Most architectures also have an instruction to find the position of the most significant bit of a number a, which is the value b. (gcc provides the __builtin_clz function for this.)
For a BigInt, it can be computed in O(log a) by repeatedly dividing by 2.
int b = -1;
while (a != 0) {
a >>= 1;
++ b;
}
For this sort of thing I usually refer to this page with bit hacks:
Bit Twiddling Hacks
For example:
Find the log base 2 of an integer with a lookup table:
static const char LogTable256[256] =
{
#define LT(n) n, n, n, n, n, n, n, n, n, n, n, n, n, n, n, n
-1, 0, 1, 1, 2, 2, 2, 2, 3, 3, 3, 3, 3, 3, 3, 3,
LT(4), LT(5), LT(5), LT(6), LT(6), LT(6), LT(6),
LT(7), LT(7), LT(7), LT(7), LT(7), LT(7), LT(7), LT(7)
};
unsigned int v; // 32-bit word to find the log of
unsigned r; // r will be lg(v)
register unsigned int t, tt; // temporaries
if (tt = v >> 16)
{
r = (t = tt >> 8) ? 24 + LogTable256[t] : 16 + LogTable256[tt];
}
else
{
r = (t = v >> 8) ? 8 + LogTable256[t] : LogTable256[v];
}
There are also a couple of O(log(n)) algorithms given on that page.
Some architectures have a "count leading zeros" instruction. For example, on ARM:
MOV R0,#0x80 # load R0 with (binary) 10000000
CLZ R1,R0 # R1 = number of leading zeros in R0, i.e. 7
This is O(1).
Or you can write:
while ((a >>= 1) > 0) b++;
This is O(1). One could imagine this to be expanded to:
b = (((a >> 1) > 0) ? 1 : 0) + (((a >> 2) > 0) ? 1 : 0) + ... + (((a >> 31) > 0) ? 1 : 0);
With a complier optimization, that once (a >> x) > 0) returns false, rest won't be calculated. Also comparing with 0 is faster then any other comparison. Also:
, where k is maximum of 32 and g is 1.
Reference: Big O notation
But in case you where using BigInteger, then my code example would look like:
int b = 0;
String numberS = "306180206916083902309240650087602475282639486413"
+ "866622577088471913520022894784390350900738050555138105"
+ "234536857820245071373614031482942161565170086143298589"
+ "738273508330367307539078392896587187265470464";
BigInteger a = new BigInteger(numberS);
while ((a = a.shiftRight(1)).compareTo(BigInteger.ZERO) > 0) b++;
System.out.println("b is: " + b);
If a is a double rather than an int then it will be represented as mantissa and exponent.
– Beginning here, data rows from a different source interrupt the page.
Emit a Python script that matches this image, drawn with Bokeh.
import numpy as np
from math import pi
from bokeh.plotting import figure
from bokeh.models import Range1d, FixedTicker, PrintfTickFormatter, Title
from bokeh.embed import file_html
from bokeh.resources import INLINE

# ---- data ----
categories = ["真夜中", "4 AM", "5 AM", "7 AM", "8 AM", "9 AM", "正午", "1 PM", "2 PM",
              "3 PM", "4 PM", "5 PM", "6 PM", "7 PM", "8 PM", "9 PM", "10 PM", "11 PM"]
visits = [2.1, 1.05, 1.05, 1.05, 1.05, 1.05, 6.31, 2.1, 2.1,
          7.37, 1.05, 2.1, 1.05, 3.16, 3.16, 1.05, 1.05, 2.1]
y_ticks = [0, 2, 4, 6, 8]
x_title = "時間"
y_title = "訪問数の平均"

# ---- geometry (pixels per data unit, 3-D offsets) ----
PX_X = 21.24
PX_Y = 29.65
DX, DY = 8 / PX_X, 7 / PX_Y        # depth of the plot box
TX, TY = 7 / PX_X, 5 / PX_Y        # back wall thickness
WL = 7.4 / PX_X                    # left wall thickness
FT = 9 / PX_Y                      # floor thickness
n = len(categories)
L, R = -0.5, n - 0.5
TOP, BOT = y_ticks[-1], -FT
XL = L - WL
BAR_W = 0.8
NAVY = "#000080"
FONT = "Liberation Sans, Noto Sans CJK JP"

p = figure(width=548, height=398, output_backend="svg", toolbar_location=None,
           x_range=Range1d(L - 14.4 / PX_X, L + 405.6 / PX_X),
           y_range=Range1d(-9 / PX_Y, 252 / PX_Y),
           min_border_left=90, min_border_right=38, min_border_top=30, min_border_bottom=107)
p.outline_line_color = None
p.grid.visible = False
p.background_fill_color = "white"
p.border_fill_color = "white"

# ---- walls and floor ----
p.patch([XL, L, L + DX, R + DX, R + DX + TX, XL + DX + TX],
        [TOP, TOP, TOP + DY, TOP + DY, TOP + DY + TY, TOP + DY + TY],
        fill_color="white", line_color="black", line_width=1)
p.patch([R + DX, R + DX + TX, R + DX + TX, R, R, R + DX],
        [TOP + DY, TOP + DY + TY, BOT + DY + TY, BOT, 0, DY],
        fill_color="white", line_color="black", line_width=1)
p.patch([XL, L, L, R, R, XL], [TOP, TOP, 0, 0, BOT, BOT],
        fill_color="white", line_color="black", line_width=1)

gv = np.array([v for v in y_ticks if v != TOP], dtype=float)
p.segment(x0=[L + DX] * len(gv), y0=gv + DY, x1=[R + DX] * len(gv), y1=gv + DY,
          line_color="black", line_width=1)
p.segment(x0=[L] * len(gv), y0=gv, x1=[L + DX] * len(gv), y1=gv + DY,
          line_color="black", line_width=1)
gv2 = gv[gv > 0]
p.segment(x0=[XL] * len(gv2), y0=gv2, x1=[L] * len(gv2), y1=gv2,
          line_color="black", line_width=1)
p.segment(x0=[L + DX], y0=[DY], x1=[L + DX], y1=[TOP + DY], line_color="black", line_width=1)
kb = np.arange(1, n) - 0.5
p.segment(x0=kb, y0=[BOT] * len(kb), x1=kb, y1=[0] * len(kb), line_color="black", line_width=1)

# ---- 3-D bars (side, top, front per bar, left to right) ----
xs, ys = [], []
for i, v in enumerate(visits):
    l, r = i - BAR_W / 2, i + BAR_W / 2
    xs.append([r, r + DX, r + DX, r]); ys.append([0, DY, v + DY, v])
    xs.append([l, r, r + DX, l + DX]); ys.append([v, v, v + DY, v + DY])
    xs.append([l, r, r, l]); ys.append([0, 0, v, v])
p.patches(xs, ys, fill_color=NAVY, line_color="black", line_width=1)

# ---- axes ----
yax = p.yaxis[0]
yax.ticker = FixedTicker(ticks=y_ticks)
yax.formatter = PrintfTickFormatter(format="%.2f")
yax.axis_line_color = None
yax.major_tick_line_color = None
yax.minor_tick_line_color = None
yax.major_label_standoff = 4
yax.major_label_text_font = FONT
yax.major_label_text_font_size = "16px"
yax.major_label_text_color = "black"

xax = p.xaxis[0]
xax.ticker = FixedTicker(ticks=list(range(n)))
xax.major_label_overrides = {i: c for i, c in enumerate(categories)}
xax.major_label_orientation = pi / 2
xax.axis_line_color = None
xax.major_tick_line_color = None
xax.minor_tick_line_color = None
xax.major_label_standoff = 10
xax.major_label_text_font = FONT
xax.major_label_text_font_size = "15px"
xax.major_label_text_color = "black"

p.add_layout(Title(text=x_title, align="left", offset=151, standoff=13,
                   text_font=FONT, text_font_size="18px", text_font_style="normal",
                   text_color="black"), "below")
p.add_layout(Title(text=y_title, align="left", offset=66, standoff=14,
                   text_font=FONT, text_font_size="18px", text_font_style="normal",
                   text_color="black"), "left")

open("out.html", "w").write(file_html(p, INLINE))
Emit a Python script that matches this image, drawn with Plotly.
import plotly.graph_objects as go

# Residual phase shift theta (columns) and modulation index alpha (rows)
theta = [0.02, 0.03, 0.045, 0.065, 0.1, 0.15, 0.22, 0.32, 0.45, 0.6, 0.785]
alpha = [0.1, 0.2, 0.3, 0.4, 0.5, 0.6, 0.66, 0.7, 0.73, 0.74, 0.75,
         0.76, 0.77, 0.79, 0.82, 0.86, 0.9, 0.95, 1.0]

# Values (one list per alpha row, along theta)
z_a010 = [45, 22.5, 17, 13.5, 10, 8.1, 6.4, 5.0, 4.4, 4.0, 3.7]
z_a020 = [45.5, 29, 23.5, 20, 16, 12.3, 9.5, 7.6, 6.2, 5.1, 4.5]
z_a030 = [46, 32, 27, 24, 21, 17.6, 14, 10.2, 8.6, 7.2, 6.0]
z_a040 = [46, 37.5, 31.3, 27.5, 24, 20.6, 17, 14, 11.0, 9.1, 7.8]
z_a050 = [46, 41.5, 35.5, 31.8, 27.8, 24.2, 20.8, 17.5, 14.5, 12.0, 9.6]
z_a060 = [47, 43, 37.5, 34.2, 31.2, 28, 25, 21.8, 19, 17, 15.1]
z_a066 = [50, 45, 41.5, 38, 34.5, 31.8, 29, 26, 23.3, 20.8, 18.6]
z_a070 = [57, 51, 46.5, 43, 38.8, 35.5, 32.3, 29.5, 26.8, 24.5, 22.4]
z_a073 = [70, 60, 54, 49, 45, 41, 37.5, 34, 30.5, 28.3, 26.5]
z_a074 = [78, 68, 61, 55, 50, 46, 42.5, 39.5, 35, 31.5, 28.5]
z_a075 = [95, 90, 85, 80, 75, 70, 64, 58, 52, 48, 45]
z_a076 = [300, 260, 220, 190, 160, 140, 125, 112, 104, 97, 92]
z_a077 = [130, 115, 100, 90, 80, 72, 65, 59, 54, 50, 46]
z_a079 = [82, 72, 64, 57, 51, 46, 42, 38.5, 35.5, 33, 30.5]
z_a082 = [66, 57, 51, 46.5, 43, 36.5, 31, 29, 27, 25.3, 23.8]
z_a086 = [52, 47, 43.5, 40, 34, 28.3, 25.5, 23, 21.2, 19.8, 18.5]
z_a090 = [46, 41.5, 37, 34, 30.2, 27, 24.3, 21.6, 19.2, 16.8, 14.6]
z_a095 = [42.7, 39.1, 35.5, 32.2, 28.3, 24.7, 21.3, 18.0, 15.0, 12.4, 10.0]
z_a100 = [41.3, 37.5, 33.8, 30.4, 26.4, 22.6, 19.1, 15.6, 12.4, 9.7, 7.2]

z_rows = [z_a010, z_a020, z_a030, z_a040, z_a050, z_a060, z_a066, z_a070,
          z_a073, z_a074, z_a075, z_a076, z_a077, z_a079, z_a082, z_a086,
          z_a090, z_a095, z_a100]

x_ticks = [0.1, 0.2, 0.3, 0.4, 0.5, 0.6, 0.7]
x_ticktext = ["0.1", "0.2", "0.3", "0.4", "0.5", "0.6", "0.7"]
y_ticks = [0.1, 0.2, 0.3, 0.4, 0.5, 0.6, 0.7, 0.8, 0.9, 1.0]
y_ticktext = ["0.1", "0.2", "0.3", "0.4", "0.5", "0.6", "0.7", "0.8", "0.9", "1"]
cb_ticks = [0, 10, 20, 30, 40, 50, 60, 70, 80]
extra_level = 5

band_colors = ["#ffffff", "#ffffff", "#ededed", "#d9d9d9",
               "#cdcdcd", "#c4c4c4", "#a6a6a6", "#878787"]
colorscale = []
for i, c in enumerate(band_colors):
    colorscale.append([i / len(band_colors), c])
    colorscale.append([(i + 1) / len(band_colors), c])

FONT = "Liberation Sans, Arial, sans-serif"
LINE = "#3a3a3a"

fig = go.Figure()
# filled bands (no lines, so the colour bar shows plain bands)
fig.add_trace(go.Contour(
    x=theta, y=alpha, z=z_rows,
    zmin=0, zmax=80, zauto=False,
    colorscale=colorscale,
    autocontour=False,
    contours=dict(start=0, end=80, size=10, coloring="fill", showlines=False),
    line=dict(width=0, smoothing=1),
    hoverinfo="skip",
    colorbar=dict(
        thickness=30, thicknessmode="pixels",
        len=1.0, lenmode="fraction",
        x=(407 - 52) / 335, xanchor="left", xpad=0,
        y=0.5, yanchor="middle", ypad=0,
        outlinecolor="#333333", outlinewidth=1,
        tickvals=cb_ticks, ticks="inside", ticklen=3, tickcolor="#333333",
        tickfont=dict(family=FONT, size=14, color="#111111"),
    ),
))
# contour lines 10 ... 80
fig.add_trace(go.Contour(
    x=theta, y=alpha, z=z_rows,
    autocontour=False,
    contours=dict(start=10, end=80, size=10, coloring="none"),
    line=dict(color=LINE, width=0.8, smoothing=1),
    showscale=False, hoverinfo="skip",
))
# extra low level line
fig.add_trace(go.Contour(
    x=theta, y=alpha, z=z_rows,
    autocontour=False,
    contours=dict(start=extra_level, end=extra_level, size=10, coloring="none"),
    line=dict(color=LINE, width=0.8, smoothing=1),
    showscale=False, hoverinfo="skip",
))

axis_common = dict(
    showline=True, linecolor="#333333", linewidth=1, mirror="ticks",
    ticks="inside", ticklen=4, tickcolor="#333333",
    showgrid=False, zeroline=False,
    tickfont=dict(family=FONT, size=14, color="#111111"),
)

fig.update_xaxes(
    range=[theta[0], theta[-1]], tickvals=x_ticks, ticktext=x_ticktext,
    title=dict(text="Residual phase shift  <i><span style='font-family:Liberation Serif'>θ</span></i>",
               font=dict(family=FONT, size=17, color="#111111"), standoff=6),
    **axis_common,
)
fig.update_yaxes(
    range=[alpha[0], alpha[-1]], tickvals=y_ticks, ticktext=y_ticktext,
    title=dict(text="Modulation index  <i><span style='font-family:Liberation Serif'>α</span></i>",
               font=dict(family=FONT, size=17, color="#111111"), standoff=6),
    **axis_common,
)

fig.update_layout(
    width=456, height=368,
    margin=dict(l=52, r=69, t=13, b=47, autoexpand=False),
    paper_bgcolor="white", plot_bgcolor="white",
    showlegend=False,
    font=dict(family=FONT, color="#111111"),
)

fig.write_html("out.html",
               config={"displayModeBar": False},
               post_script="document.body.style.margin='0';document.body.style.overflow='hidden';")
The exponent is the part you are looking for, as this is the logarithm of the number.
If you can hack the binary representation then you can get the exponent out. Look up the IEEE standard to see where and how the exponent is stored.
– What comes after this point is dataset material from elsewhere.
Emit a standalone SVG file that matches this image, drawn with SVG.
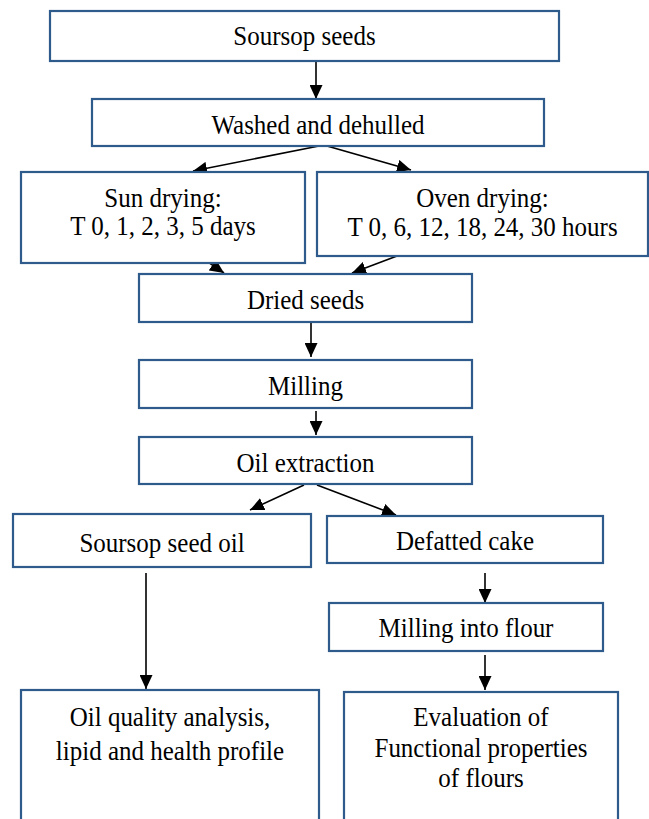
<svg xmlns="http://www.w3.org/2000/svg" width="649" height="819" viewBox="0 0 649 819">
<style>
.box{fill:#ffffff;stroke:#2f5b8c;stroke-width:2.2}
.t{font-family:'Liberation Serif','Times New Roman',Times,serif;font-size:25px;fill:#000;text-anchor:middle}
.c line{stroke:#000;stroke-width:1.6;marker-end:url(#ah)}
</style>
<defs>
<marker id="ah" markerUnits="userSpaceOnUse" markerWidth="15" markerHeight="13" refX="14" refY="6.5" orient="auto">
<path d="M0,0 L14,6.5 L0,13 z" fill="#000"/>
</marker>
</defs>
<rect width="649" height="819" fill="#fff"/>
<g class="c" id="connectors">
<line x1="316" y1="61" x2="316" y2="99"/>
<line x1="319" y1="146" x2="193" y2="171"/>
<line x1="327" y1="146" x2="411" y2="170"/>
<line x1="192" y1="251" x2="224" y2="273"/>
<line x1="397" y1="256" x2="352" y2="273"/>
<line x1="311" y1="322" x2="311" y2="357"/>
<line x1="316" y1="411" x2="316" y2="435"/>
<line x1="304" y1="485" x2="250" y2="510"/>
<line x1="317" y1="485" x2="396" y2="515"/>
<line x1="146" y1="573" x2="146" y2="689"/>
<line x1="485" y1="573" x2="485" y2="603"/>
<line x1="485" y1="655" x2="485" y2="690"/>
</g>
<g id="n1"><rect class="box" x="50" y="11" width="509" height="50"/><text class="t" transform="translate(304.5,45) scale(1,1.1)">Soursop seeds</text></g>
<g id="n2"><rect class="box" x="92" y="99" width="452" height="47"/><text class="t" transform="translate(318,134) scale(1,1.1)">Washed and dehulled</text></g>
<g id="n3"><rect class="box" x="21" y="172" width="284" height="91"/><text class="t" transform="translate(163,207) scale(1,1.1)">Sun drying:</text><text class="t" transform="translate(163,235) scale(1,1.1)">T 0, 1, 2, 3, 5 days</text></g>
<g id="n4"><rect class="box" x="317" y="172" width="331" height="84"/><text class="t" transform="translate(482.5,207) scale(1,1.1)">Oven drying:</text><text class="t" transform="translate(482.5,236) scale(1,1.1)">T 0, 6, 12, 18, 24, 30 hours</text></g>
<g id="n5"><rect class="box" x="139" y="274" width="333" height="48"/><text class="t" transform="translate(305.5,309) scale(1,1.1)">Dried seeds</text></g>
<g id="n6"><rect class="box" x="139" y="360" width="333" height="48"/><text class="t" transform="translate(305.5,395) scale(1,1.1)">Milling</text></g>
<g id="n7"><rect class="box" x="139" y="437" width="333" height="47"/><text class="t" transform="translate(305.5,472) scale(1,1.1)">Oil extraction</text></g>
<g id="n8"><rect class="box" x="13" y="514" width="298" height="53"/><text class="t" transform="translate(162,552) scale(1,1.1)">Soursop seed oil</text></g>
<g id="n9"><rect class="box" x="327" y="516" width="276" height="47"/><text class="t" transform="translate(465,550) scale(1,1.1)">Defatted cake</text></g>
<g id="n10"><rect class="box" x="329" y="603" width="274" height="48"/><text class="t" transform="translate(466,637) scale(1,1.1)">Milling into flour</text></g>
<g id="n11"><rect class="box" x="21" y="690" width="298" height="140"/><text class="t" transform="translate(170,726) scale(1,1.1)">Oil quality analysis,</text><text class="t" transform="translate(170,760) scale(1,1.1)">lipid and health profile</text></g>
<g id="n12"><rect class="box" x="344" y="692" width="274" height="140"/><text class="t" transform="translate(481,726) scale(1,1.1)">Evaluation of</text><text class="t" transform="translate(481,757) scale(1,1.1)">Functional properties</text><text class="t" transform="translate(481,787) scale(1,1.1)">of flours</text></g>
</svg>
For an integral value, if some method of getting the most significant bit position is not available then you can binary-search the bits for the upper-most 1 which is therefore O(log numbits). Doing this may well actually perform faster than converting to a double first.
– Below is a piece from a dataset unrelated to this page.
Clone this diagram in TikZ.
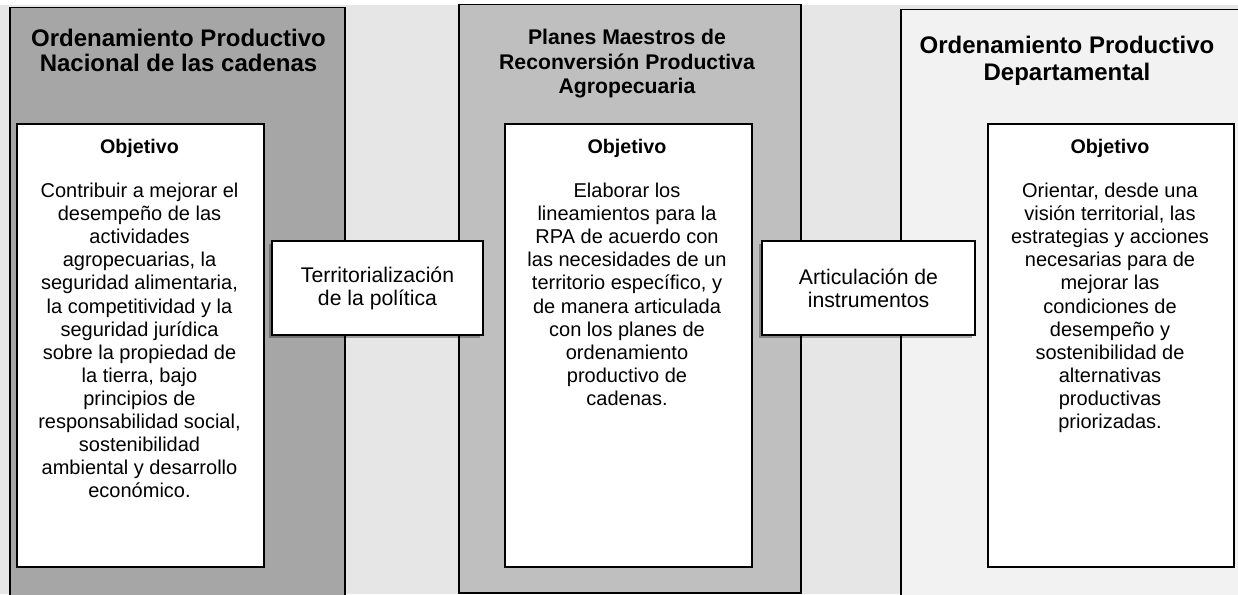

In Java you can use Integer.numberOfLeadingZeros to compute the binary logarithm. It returns the number of leading zeros in the binary representation, so
floor(log2(x)) = 31 - numberOfLeadingZeros(x)
ceil(log2(x)) = 32 - numberOfLeadingZeros(x - 1)
It can't be done without testing the high bit, but most modern FPUs support log2 so all is not lost.